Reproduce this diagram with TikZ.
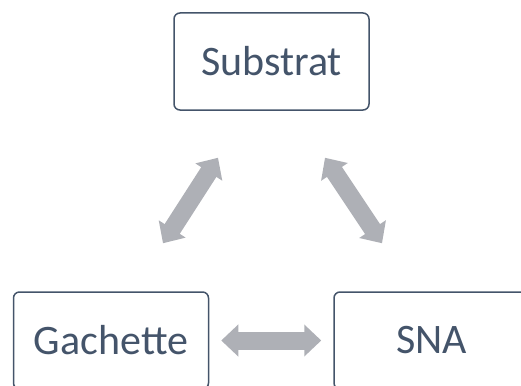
\documentclass[tikz,border=0pt]{standalone}
\usepackage{fontspec}
\setmainfont{Carlito}
\usetikzlibrary{arrows.meta,positioning}
\definecolor{slate}{HTML}{44546A}
\definecolor{arrowgray}{RGB}{174,176,182}
\tikzset{
  box/.style={draw=slate, line width=1.5pt, rounded corners=6pt, text=slate,
    minimum width=195pt, minimum height=97pt, inner sep=0pt,
    font=\fontsize{42}{50}\selectfont},
  dblarrow/.style={draw=arrowgray, line width=18pt,
    {Triangle[width=31pt,length=17pt]}-{Triangle[width=31pt,length=17pt]}}
}
\begin{document}
\begin{tikzpicture}[x=1pt,y=-1pt]
    \useasboundingbox (0,0) rectangle (521,385);
    \clip (0,0) rectangle (521,385);
    %Substrat
    \node[box] (sub) at (271.5,61.5) {Substrat};
    %Gachette
    \node[box] (gach) at (111,340.5) {Gachette};
    %SNA
    \node[box] (sna) at (431.5,340.5) {SNA};
    %arrow ends
    \coordinate (subleft) at ([shift={(-53.5,47)}]sub.south);
    \coordinate (subright) at ([shift={(53.5,47)}]sub.south);
    \coordinate (gachtop) at ([shift={(52,-48)}]gach.north);
    \coordinate (snatop) at ([shift={(-49.5,-48)}]sna.north);
    %links
    \draw[dblarrow] (gachtop) -- (subleft);
    \draw[dblarrow] (subright) -- (snatop);
    \draw[dblarrow, shorten <=12pt, shorten >=12pt] (gach) -- (sna);
\end{tikzpicture}
\end{document}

+---+

[Aim of the task] Write out the whole listing exactly, and drop the pictures.

[Solution to the problem]
Reproduce this diagram with TikZ.
\documentclass[tikz,border=0pt]{standalone}
\usepackage{fontspec}
\setmainfont{Carlito}
\usetikzlibrary{arrows.meta,positioning}
\definecolor{slate}{HTML}{44546A}
\definecolor{arrowgray}{RGB}{174,176,182}
\tikzset{
  box/.style={draw=slate, line width=1.5pt, rounded corners=6pt, text=slate,
    minimum width=195pt, minimum height=97pt, inner sep=0pt,
    font=\fontsize{42}{50}\selectfont},
  dblarrow/.style={draw=arrowgray, line width=18pt,
    {Triangle[width=31pt,length=17pt]}-{Triangle[width=31pt,length=17pt]}}
}
\begin{document}
\begin{tikzpicture}[x=1pt,y=-1pt]
    \useasboundingbox (0,0) rectangle (521,385);
    \clip (0,0) rectangle (521,385);
    %Substrat
    \node[box] (sub) at (271.5,61.5) {Substrat};
    %Gachette
    \node[box] (gach) at (111,340.5) {Gachette};
    %SNA
    \node[box] (sna) at (431.5,340.5) {SNA};
    %arrow ends
    \coordinate (subleft) at ([shift={(-53.5,47)}]sub.south);
    \coordinate (subright) at ([shift={(53.5,47)}]sub.south);
    \coordinate (gachtop) at ([shift={(52,-48)}]gach.north);
    \coordinate (snatop) at ([shift={(-49.5,-48)}]sna.north);
    %links
    \draw[dblarrow] (gachtop) -- (subleft);
    \draw[dblarrow] (subright) -- (snatop);
    \draw[dblarrow, shorten <=12pt, shorten >=12pt] (gach) -- (sna);
\end{tikzpicture}
\end{document}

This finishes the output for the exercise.